Exercise directions
Leave out the pictures and restate the rest of the data exactly.

┄┄┄┄┄┄┄┄┄┄

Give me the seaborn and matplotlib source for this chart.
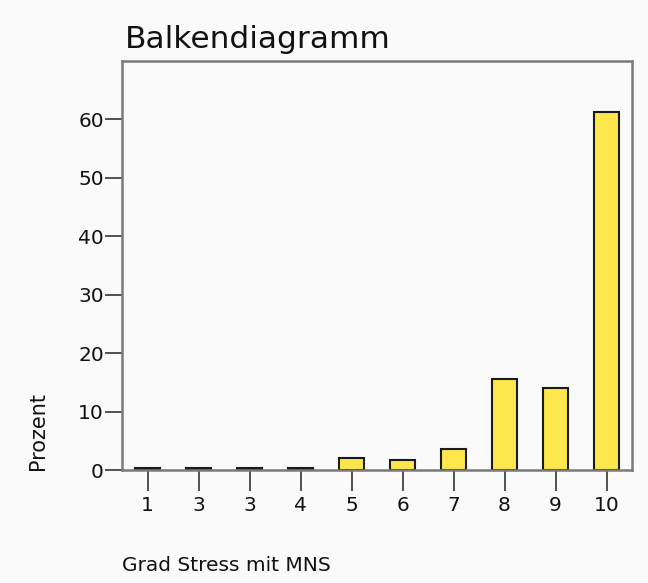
import matplotlib
matplotlib.use("Agg")
import matplotlib.pyplot as plt
import seaborn as sns
import pandas as pd

# values (percent per category)
positions = [0, 1, 2, 3, 4, 5, 6, 7, 8, 9]
tick_labels = ["1", "3", "3", "4", "5", "6", "7", "8", "9", "10"]
percent = [0.3, 0.3, 0.4, 0.3, 2.1, 1.75, 3.6, 15.6, 14.1, 61.3]

df = pd.DataFrame({"pos": positions, "Prozent": percent})

sns.set_theme(style="white")
plt.rcParams["font.family"] = ["DejaVu Sans"]

fig = plt.figure(figsize=(6.48, 5.83), dpi=100, facecolor="#fafafa")
ax = fig.add_axes([122 / 648, 113 / 583, 510 / 648, 409 / 583])
ax.set_facecolor("#fafafa")

sns.barplot(data=df, x="pos", y="Prozent", color="#fde74c", width=0.5,
            edgecolor="#1a1a1a", linewidth=1.5, saturation=1, ax=ax)

ax.set_xlim(-0.5, 9.5)
ax.set_ylim(0, 70)
ax.set_yticks([0, 10, 20, 30, 40, 50, 60])
ax.set_xticks(positions)
ax.set_xticklabels(tick_labels)

for side in ["left", "right", "top", "bottom"]:
    ax.spines[side].set_visible(True)
    ax.spines[side].set_color("#7a7a7a")
    ax.spines[side].set_linewidth(1.8)

ax.tick_params(axis="both", direction="out", width=1.3,
               color="#444444", labelsize=14.5, labelcolor="#111111",
               bottom=True, left=True)
ax.tick_params(axis="x", length=15, pad=4)
ax.tick_params(axis="y", length=12, pad=1)

ax.set_title("Balkendiagramm", loc="left", fontsize=22.5, color="#111111", pad=9, x=0.005)
ax.set_xlabel("Grad Stress mit MNS", loc="left", fontsize=14.5, color="#111111", labelpad=29)
ax.set_ylabel("Prozent", loc="bottom", fontsize=15, color="#111111", labelpad=22)

plt.savefig("out.png", dpi=100, facecolor=fig.get_facecolor())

┄┄┄┄┄┄┄┄┄┄

Result of this task
Give me the seaborn and matplotlib source for this chart.
import matplotlib
matplotlib.use("Agg")
import matplotlib.pyplot as plt
import seaborn as sns
import pandas as pd

# values (percent per category)
positions = [0, 1, 2, 3, 4, 5, 6, 7, 8, 9]
tick_labels = ["1", "3", "3", "4", "5", "6", "7", "8", "9", "10"]
percent = [0.3, 0.3, 0.4, 0.3, 2.1, 1.75, 3.6, 15.6, 14.1, 61.3]

df = pd.DataFrame({"pos": positions, "Prozent": percent})

sns.set_theme(style="white")
plt.rcParams["font.family"] = ["DejaVu Sans"]

fig = plt.figure(figsize=(6.48, 5.83), dpi=100, facecolor="#fafafa")
ax = fig.add_axes([122 / 648, 113 / 583, 510 / 648, 409 / 583])
ax.set_facecolor("#fafafa")

sns.barplot(data=df, x="pos", y="Prozent", color="#fde74c", width=0.5,
            edgecolor="#1a1a1a", linewidth=1.5, saturation=1, ax=ax)

ax.set_xlim(-0.5, 9.5)
ax.set_ylim(0, 70)
ax.set_yticks([0, 10, 20, 30, 40, 50, 60])
ax.set_xticks(positions)
ax.set_xticklabels(tick_labels)

for side in ["left", "right", "top", "bottom"]:
    ax.spines[side].set_visible(True)
    ax.spines[side].set_color("#7a7a7a")
    ax.spines[side].set_linewidth(1.8)

ax.tick_params(axis="both", direction="out", width=1.3,
               color="#444444", labelsize=14.5, labelcolor="#111111",
               bottom=True, left=True)
ax.tick_params(axis="x", length=15, pad=4)
ax.tick_params(axis="y", length=12, pad=1)

ax.set_title("Balkendiagramm", loc="left", fontsize=22.5, color="#111111", pad=9, x=0.005)
ax.set_xlabel("Grad Stress mit MNS", loc="left", fontsize=14.5, color="#111111", labelpad=29)
ax.set_ylabel("Prozent", loc="bottom", fontsize=15, color="#111111", labelpad=22)

plt.savefig("out.png", dpi=100, facecolor=fig.get_facecolor())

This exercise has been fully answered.